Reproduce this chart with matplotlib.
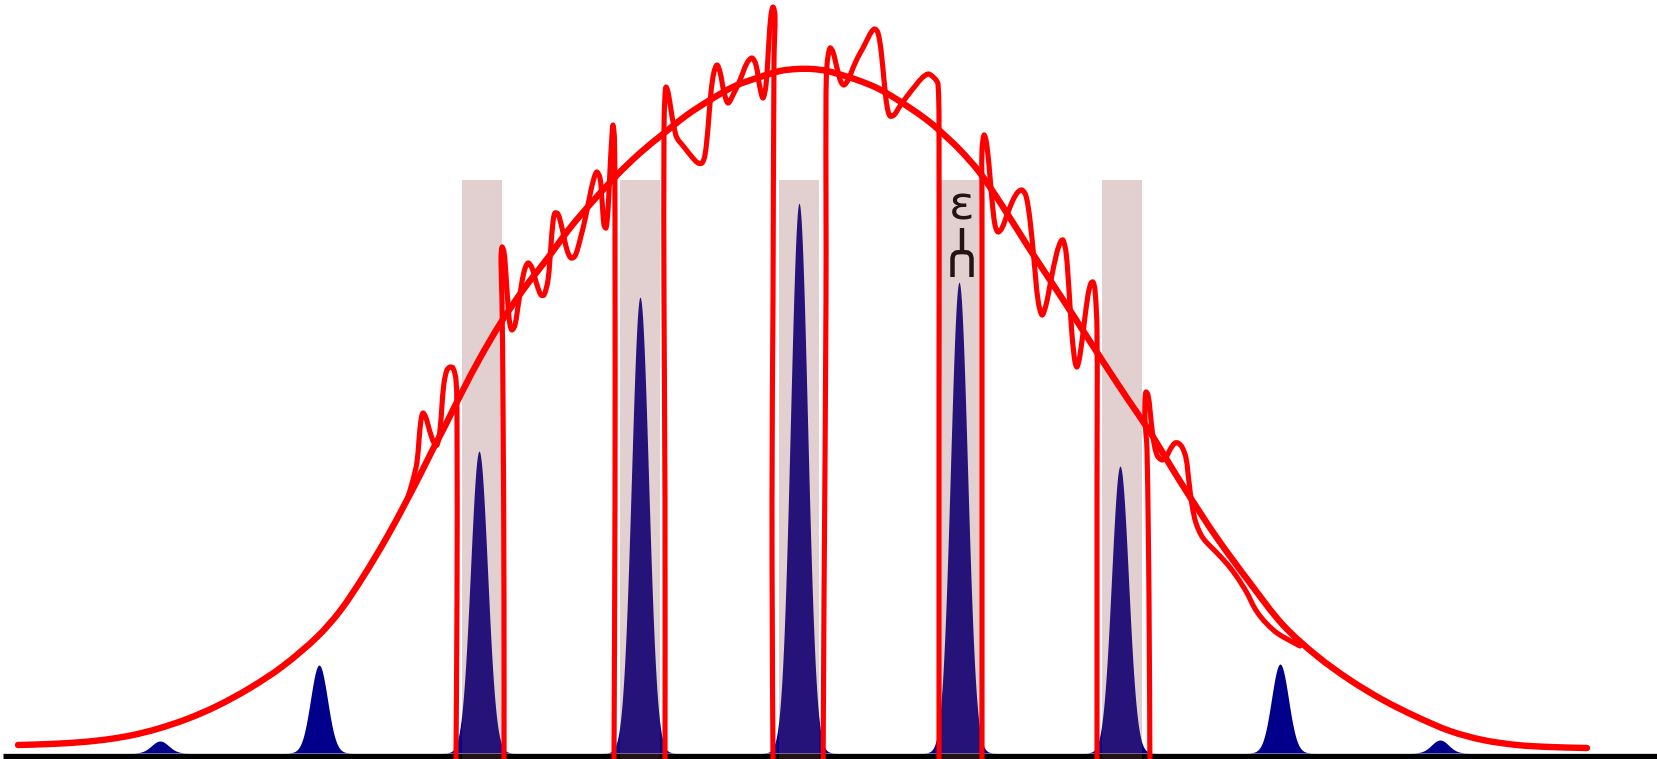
import numpy as np
import matplotlib
matplotlib.use("Agg")
import matplotlib.pyplot as plt
from matplotlib.path import Path
from matplotlib.patches import PathPatch

# -------------------------------------------------------------------------------
# Data (x along the axis, picture row y; heights are taken from the base line)
# -------------------------------------------------------------------------------

# narrow navy peaks: centre, height, width
peak_x = [160, 319, 479, 640, 799, 959, 1120, 1280, 1440]
peak_h = [12, 88, 302, 456, 550, 471, 287, 89, 13]
peak_sigma = 8.5

# shaded bands (left, right) and their top
band_lo = [462, 620, 779, 940, 1102]
band_hi = [502, 660, 819, 980, 1142]
band_top = 573

# smooth red envelope
env_x = [18, 50, 83, 110, 133, 157, 187, 217, 250, 283, 317, 340, 363, 387,
         407, 420, 432, 445, 462, 480, 500, 523, 547, 570, 593, 617, 640, 663,
         687, 710, 735, 760, 780, 797, 812, 827, 845, 860, 877, 893, 910, 927,
         940, 960, 980, 1003, 1027, 1050, 1073, 1100, 1127, 1150, 1170, 1190,
         1217, 1250, 1283, 1317, 1350, 1383, 1417, 1450, 1483, 1517, 1550, 1587]
env_y = [745, 744, 742, 739, 735, 729, 719, 706, 688, 666, 637, 611, 577, 537,
         500, 475, 451, 426, 392, 358, 324, 290, 259, 228, 201, 175, 153, 134,
         115, 100, 86, 77, 71, 69, 69, 71, 76, 81, 88, 97, 108, 120,
         131, 150, 173, 207, 245, 280, 315, 357, 398, 432, 465, 497,
         538, 583, 625, 656, 680, 700, 717, 731, 740, 745, 747, 748]

# wiggly red curve, one piece for each gap between the bands
wig_pieces = [
    [(407, 500), (413, 480), (417, 462), (419, 440), (421, 420), (423, 413),
     (426, 418), (430, 432), (434, 443), (437, 445), (440, 430), (442, 405),
     (444, 383), (447, 370), (450, 367), (453, 368), (456, 380), (457, 420),
     (457, 600), (456, 759), (456, 790)],
    [(504, 790), (504, 600), (503, 400), (502, 300), (501, 260), (502, 247),
     (504, 252), (506, 275), (508, 305), (510, 325), (512, 330), (515, 325),
     (519, 300), (524, 272), (528, 263), (532, 268), (537, 285), (541, 295),
     (544, 295), (548, 280), (551, 245), (553, 222), (555, 213), (558, 214),
     (562, 228), (567, 250), (571, 258), (575, 256), (580, 240), (586, 215),
     (591, 190), (595, 175), (597, 172), (600, 178), (602, 200), (604, 225),
     (606, 228), (608, 210), (610, 170), (612, 135), (613, 125), (614.5, 140),
     (615, 250), (615, 500), (614, 759), (614, 790)],
    [(665, 790), (665, 500), (664, 300), (664, 130), (665, 95), (666, 87),
     (668, 92), (671, 110), (674, 127), (677, 138), (684, 147), (692, 157),
     (698, 163), (702, 163), (705, 155), (708, 128), (711, 92), (714, 72),
     (717, 65), (720, 72), (724, 92), (728, 103), (733, 95), (740, 80),
     (747, 63), (752, 58), (756, 65), (760, 88), (763, 98), (766, 85),
     (769, 40), (771, 15), (773, 7), (775, 15), (774, 60), (773, 300),
     (772, 500), (773, 759), (774, 790)],
    [(823, 790), (824, 600), (826, 300), (826, 100), (827, 65), (830, 48),
     (833, 52), (837, 68), (841, 82), (844, 85), (848, 80), (853, 68),
     (858, 57), (863, 48), (868, 38), (872, 31), (875, 29), (878, 33),
     (881, 50), (884, 80), (887, 106), (890, 116), (894, 115), (900, 106),
     (908, 95), (916, 85), (922, 78), (928, 74), (932, 76), (936, 80),
     (938, 84), (939, 120), (939, 400), (939, 759), (939, 790)],
    [(982, 790), (982, 500), (982, 200), (982, 150), (984, 135), (986, 140),
     (989, 165), (992, 200), (995, 225), (998, 232), (1002, 228), (1007, 215),
     (1013, 200), (1018, 192), (1022, 190), (1026, 196), (1030, 220),
     (1034, 260), (1038, 300), (1042, 315), (1046, 305), (1051, 280),
     (1057, 252), (1061, 241), (1063, 240), (1066, 252), (1069, 290),
     (1072, 335), (1075, 362), (1077, 367), (1080, 355), (1084, 325),
     (1088, 295), (1091, 283), (1093, 282), (1095, 290), (1097, 330),
     (1097, 500), (1097, 759), (1097, 790)],
    [(1150, 790), (1149, 600), (1147, 450), (1145, 420), (1145, 400),
     (1146, 392), (1148, 395), (1150, 410), (1153, 437), (1157, 455),
     (1162, 460), (1166, 457), (1171, 448), (1175, 443), (1178, 443),
     (1182, 447), (1186, 458), (1189, 482), (1192, 505), (1196, 523),
     (1203, 538), (1217, 553), (1228, 565), (1237, 577), (1247, 593),
     (1254, 607), (1260, 616), (1268, 625), (1277, 633), (1287, 639),
     (1300, 646)],
]

BASE = 753  # picture row of the base line


def smooth_path(x, y):
    # cubic Bezier path through the given points (chord-length tangents)
    p = np.column_stack([x, y]).astype(float)
    n = len(p)
    d = np.hypot(*np.diff(p, axis=0).T)
    tan = np.zeros_like(p)
    tan[0] = (p[1] - p[0]) / d[0]
    tan[-1] = (p[-1] - p[-2]) / d[-1]
    for i in range(1, n - 1):
        tan[i] = (p[i + 1] - p[i - 1]) / (d[i - 1] + d[i])
    verts = [p[0]]
    codes = [Path.MOVETO]
    for i in range(n - 1):
        verts += [p[i] + tan[i] * d[i] / 3, p[i + 1] - tan[i + 1] * d[i] / 3, p[i + 1]]
        codes += [Path.CURVE4] * 3
    return Path(verts, codes)


# -------------------------------------------------------------------------------
# Plot
# -------------------------------------------------------------------------------

fig = plt.figure(figsize=(16.57, 7.59), dpi=100)
ax = fig.add_axes([0, 0, 1, 1])
ax.set_xlim(0, 1657)
ax.set_ylim(-6, BASE)
ax.axis('off')

# base line
ax.plot([3, 1657], [-2.5, -2.5], color='black', lw=3.8, solid_capstyle='butt', zorder=1)

# peaks
xs = np.linspace(0, 1657, 3000)
for c, h in zip(peak_x, peak_h):
    m = np.abs(xs - c) < 5 * peak_sigma
    ax.fill_between(xs[m], 0, h * np.exp(-0.5 * ((xs[m] - c) / peak_sigma) ** 2),
                    color='darkblue', lw=0, zorder=2)

# epsilon mark in the fourth band
ax.text(961.5, BASE - 207, 'ε', fontsize=34, ha='center', va='center',
        color='black', zorder=3)
ax.plot([962, 962], [BASE - 228, BASE - 252], color='black', lw=3.2,
        solid_capstyle='butt', zorder=3)
arch = [(952.5, 277), (952.5, 258), (953.5, 254.5), (956, 252.5), (962, 252),
        (968, 252.5), (970.5, 254.5), (971.5, 258), (971.5, 277)]
ax.plot([a[0] for a in arch], [BASE - a[1] for a in arch], color='black',
        lw=3.2, solid_capstyle='butt', solid_joinstyle='round', zorder=3)

# bands
for lo, hi in zip(band_lo, band_hi):
    ax.fill_between([lo, hi], -10, band_top, color='#904c4c', alpha=0.26,
                    lw=0, zorder=4)

# red curves
ax.add_patch(PathPatch(smooth_path(env_x, BASE - np.array(env_y)), fill=False,
                       edgecolor='red', lw=4.6, capstyle='round',
                       joinstyle='round', zorder=5))
for piece in wig_pieces:
    px = [q[0] for q in piece]
    py = [BASE - q[1] for q in piece]
    ax.add_patch(PathPatch(smooth_path(px, py), fill=False, edgecolor='red',
                           lw=3.7, capstyle='round', joinstyle='round', zorder=5))

fig.savefig('out.png', dpi=100)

•••••

• [Exercise aim]:
Repeat the lines above, starting at the first and stopping after the line that holds "band_top = 573", with the pictures left out.

• [Response for this exercise]:
Reproduce this chart with matplotlib.
import numpy as np
import matplotlib
matplotlib.use("Agg")
import matplotlib.pyplot as plt
from matplotlib.path import Path
from matplotlib.patches import PathPatch

# -------------------------------------------------------------------------------
# Data (x along the axis, picture row y; heights are taken from the base line)
# -------------------------------------------------------------------------------

# narrow navy peaks: centre, height, width
peak_x = [160, 319, 479, 640, 799, 959, 1120, 1280, 1440]
peak_h = [12, 88, 302, 456, 550, 471, 287, 89, 13]
peak_sigma = 8.5

# shaded bands (left, right) and their top
band_lo = [462, 620, 779, 940, 1102]
band_hi = [502, 660, 819, 980, 1142]
band_top = 573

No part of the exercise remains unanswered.